Underground Mystery
Dotted around the chic streets of Paris’s Right Bank are a series of hidden rabbit warrens. These forgotten shopping centers, mostly built in the 1960s and ’70s, provide a fascinating frozen-in-time snapshot of another, not so distant, era.
They are found around the feet of large apartment buildings, the kind with enviable addresses in wealthy areas, wrap-around balconies and large spaces. They are the kinds of apartment units that sell for a small fortune. And yet at their heart are urban experiments gone wrong.
Clearly the Galerie Marchande was an integral part of the initial building design, and perhaps even a key selling point for early purchasers of the apartments. These galeries were – and still are – highly stylised spaces, with public art and carefully thought-out lines and colors. Unchanged, though, since the day they were built, they have become anachronistic and completely disfuctional. Non(sense)-spaces in a crowded city.
There is something vaguely comical about some of the scenes. They are empty stage sets waiting for a return of the ghost performers from another time. Cordoned off, sometimes behind glass walls, there are escalators – thick with dust – that no longer move, and communal zones where people no longer meet or rest.
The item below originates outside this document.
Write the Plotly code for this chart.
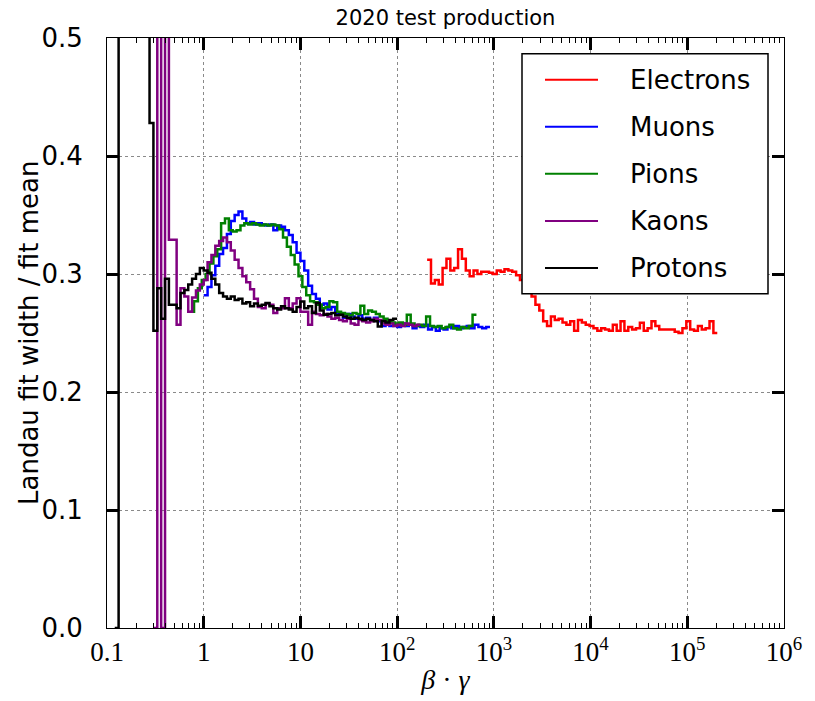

Designed to attract both residents and passers by, they lack human activity today. But it they are still there. There are the survivors – key cutters, fast-food outlets, repair shops – spaced out in isolation. There are zones that have changed function; shop units that have become office spaces, profiteers that have ensured the death of the galleries at the weekends – normally the busiest period of such facilities.